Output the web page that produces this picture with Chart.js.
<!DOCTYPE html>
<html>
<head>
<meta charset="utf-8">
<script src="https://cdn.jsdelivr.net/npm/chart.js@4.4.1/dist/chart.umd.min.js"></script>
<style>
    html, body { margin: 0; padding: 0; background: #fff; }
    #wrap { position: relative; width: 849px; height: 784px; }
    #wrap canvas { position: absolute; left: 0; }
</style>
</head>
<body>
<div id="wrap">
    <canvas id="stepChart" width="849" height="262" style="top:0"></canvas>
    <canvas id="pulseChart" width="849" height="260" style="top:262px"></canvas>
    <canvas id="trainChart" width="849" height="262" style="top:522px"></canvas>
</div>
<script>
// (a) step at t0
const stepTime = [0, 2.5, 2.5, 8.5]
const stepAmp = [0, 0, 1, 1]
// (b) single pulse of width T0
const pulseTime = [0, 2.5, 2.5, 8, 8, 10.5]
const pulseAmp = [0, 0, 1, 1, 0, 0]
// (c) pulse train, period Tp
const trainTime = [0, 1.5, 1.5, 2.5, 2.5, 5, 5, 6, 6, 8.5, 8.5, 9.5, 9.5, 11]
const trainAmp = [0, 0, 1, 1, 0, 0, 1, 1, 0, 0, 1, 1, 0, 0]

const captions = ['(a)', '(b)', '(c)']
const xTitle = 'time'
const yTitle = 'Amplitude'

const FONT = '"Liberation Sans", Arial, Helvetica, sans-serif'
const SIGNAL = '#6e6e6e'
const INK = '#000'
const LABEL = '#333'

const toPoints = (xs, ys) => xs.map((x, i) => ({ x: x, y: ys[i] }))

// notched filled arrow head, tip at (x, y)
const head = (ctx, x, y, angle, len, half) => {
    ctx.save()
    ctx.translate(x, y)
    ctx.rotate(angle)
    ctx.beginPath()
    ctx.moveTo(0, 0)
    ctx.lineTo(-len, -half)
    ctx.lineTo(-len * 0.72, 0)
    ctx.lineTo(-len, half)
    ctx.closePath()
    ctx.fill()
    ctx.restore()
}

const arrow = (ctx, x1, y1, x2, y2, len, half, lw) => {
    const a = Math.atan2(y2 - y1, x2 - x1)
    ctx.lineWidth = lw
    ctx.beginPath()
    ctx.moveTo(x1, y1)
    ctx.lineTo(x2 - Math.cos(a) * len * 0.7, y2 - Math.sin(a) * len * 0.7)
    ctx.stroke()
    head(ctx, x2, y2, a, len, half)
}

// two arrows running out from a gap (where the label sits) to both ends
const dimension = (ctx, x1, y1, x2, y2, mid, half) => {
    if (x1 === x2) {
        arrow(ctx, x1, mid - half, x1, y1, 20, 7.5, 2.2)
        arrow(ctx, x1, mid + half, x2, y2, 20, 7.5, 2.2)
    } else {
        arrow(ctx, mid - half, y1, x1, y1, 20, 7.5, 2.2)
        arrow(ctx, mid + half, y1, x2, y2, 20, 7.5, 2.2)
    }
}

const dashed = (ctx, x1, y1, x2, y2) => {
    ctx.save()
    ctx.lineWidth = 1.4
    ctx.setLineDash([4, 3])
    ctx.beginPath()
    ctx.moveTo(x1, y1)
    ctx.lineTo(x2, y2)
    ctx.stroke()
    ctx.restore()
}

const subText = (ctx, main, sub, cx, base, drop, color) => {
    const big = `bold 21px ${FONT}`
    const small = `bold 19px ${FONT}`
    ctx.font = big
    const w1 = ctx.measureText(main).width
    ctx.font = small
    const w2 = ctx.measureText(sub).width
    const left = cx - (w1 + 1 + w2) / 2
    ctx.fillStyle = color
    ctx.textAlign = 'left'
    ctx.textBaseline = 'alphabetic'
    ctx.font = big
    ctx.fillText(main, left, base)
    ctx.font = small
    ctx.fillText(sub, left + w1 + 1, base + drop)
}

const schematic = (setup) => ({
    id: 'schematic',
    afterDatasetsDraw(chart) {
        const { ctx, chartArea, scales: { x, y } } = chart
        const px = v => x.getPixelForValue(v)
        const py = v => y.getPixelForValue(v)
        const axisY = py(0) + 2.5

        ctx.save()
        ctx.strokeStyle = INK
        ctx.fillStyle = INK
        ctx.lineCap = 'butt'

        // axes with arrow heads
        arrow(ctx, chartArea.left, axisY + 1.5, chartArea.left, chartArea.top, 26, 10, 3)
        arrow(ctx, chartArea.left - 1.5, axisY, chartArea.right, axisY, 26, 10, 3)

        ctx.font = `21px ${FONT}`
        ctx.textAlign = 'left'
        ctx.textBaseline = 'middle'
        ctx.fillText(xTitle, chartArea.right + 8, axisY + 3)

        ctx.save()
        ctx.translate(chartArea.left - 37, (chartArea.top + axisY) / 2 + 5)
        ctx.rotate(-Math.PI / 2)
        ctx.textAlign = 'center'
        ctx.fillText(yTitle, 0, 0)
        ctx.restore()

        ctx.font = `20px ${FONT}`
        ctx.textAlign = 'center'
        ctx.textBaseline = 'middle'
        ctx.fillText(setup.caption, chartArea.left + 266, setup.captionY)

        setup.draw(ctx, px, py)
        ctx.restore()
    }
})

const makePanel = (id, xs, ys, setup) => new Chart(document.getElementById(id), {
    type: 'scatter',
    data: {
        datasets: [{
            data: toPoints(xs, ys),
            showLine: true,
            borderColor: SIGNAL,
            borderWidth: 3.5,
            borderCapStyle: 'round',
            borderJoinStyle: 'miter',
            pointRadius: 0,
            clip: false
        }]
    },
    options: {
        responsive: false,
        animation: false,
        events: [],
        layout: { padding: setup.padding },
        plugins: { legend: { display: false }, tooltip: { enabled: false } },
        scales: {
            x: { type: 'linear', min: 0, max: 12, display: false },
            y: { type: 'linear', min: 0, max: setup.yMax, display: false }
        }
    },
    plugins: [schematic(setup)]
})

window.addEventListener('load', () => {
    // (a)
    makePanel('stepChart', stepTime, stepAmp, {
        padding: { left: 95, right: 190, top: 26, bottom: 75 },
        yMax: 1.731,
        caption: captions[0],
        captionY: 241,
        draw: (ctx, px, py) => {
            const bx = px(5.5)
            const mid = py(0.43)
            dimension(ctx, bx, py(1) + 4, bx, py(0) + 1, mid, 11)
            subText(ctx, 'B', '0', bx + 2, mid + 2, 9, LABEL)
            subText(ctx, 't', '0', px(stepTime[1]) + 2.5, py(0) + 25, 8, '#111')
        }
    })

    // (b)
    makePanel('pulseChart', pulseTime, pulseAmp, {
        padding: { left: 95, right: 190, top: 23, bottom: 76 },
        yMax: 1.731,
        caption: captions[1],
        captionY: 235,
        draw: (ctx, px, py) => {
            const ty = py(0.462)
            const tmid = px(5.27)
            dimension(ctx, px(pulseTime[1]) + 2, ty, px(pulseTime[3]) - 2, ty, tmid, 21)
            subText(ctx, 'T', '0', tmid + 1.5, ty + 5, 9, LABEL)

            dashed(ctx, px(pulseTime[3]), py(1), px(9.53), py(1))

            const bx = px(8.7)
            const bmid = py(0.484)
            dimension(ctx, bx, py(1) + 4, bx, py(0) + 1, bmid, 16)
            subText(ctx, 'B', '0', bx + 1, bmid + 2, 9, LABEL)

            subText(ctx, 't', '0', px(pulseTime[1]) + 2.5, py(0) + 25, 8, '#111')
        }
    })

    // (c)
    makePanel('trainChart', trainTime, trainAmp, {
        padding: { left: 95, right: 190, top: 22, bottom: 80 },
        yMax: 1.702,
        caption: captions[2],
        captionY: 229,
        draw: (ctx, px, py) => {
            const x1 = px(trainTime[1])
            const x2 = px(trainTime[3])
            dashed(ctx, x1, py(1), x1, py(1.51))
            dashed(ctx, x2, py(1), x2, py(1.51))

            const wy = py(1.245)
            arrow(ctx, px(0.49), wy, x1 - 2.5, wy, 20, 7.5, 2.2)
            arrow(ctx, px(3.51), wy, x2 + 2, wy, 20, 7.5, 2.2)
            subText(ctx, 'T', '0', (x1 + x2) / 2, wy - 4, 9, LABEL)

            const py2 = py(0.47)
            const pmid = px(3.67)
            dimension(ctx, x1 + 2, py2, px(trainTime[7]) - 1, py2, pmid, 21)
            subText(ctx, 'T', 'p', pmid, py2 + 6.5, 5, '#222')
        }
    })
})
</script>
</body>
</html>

:::::

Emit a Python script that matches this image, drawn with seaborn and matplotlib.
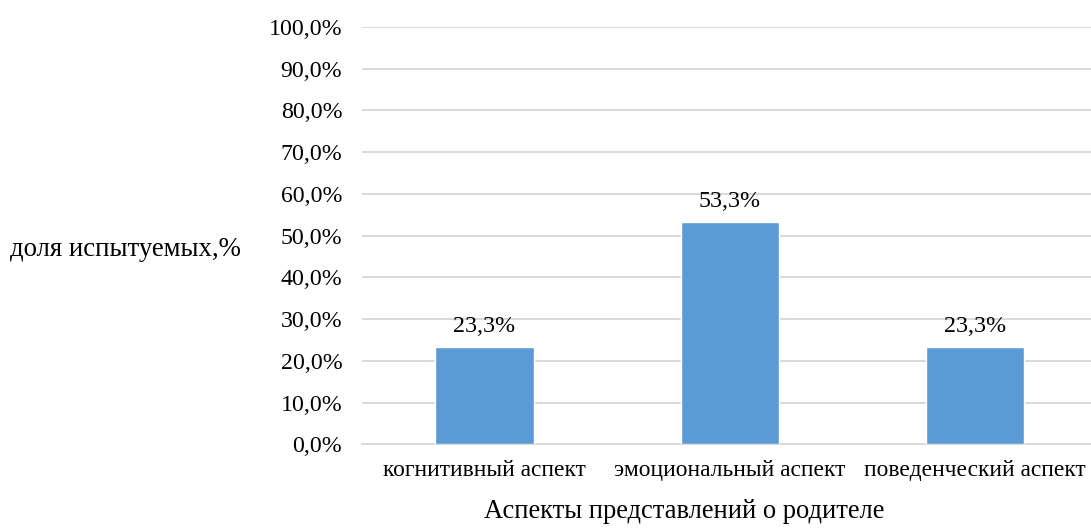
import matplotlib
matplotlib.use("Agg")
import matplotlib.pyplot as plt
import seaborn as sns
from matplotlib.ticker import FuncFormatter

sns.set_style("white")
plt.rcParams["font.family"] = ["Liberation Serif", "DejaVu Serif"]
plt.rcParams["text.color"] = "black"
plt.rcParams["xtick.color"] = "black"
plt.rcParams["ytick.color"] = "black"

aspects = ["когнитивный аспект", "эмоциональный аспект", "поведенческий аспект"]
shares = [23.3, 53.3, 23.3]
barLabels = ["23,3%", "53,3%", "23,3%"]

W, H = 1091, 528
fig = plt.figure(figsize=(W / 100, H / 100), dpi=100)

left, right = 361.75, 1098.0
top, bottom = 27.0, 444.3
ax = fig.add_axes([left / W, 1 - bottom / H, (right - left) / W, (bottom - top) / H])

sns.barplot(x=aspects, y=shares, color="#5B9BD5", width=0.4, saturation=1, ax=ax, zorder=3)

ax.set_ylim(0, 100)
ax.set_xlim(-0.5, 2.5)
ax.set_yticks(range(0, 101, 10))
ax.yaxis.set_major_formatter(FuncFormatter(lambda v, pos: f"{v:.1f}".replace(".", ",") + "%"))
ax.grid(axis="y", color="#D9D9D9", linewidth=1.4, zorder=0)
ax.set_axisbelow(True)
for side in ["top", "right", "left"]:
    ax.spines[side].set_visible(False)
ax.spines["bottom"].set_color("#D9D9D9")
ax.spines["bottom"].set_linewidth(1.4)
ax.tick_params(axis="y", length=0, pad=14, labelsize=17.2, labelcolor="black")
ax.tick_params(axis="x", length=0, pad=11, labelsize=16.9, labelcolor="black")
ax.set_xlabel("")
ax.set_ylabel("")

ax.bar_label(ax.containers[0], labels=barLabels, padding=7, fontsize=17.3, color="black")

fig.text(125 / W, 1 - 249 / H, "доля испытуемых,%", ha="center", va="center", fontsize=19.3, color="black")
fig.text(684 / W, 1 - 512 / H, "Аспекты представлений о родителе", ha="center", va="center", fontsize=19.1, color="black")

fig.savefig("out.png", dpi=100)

:::::

Begin at the line that has "Emit a Python", stop after the line that has "saturation=1, ax=ax, zorder=3)", and reproduce every line between them exactly and nothing else. Pictures stay out of the copy.

### Result for this task
Emit a Python script that matches this image, drawn with seaborn and matplotlib.
import matplotlib
matplotlib.use("Agg")
import matplotlib.pyplot as plt
import seaborn as sns
from matplotlib.ticker import FuncFormatter

sns.set_style("white")
plt.rcParams["font.family"] = ["Liberation Serif", "DejaVu Serif"]
plt.rcParams["text.color"] = "black"
plt.rcParams["xtick.color"] = "black"
plt.rcParams["ytick.color"] = "black"

aspects = ["когнитивный аспект", "эмоциональный аспект", "поведенческий аспект"]
shares = [23.3, 53.3, 23.3]
barLabels = ["23,3%", "53,3%", "23,3%"]

W, H = 1091, 528
fig = plt.figure(figsize=(W / 100, H / 100), dpi=100)

left, right = 361.75, 1098.0
top, bottom = 27.0, 444.3
ax = fig.add_axes([left / W, 1 - bottom / H, (right - left) / W, (bottom - top) / H])

sns.barplot(x=aspects, y=shares, color="#5B9BD5", width=0.4, saturation=1, ax=ax, zorder=3)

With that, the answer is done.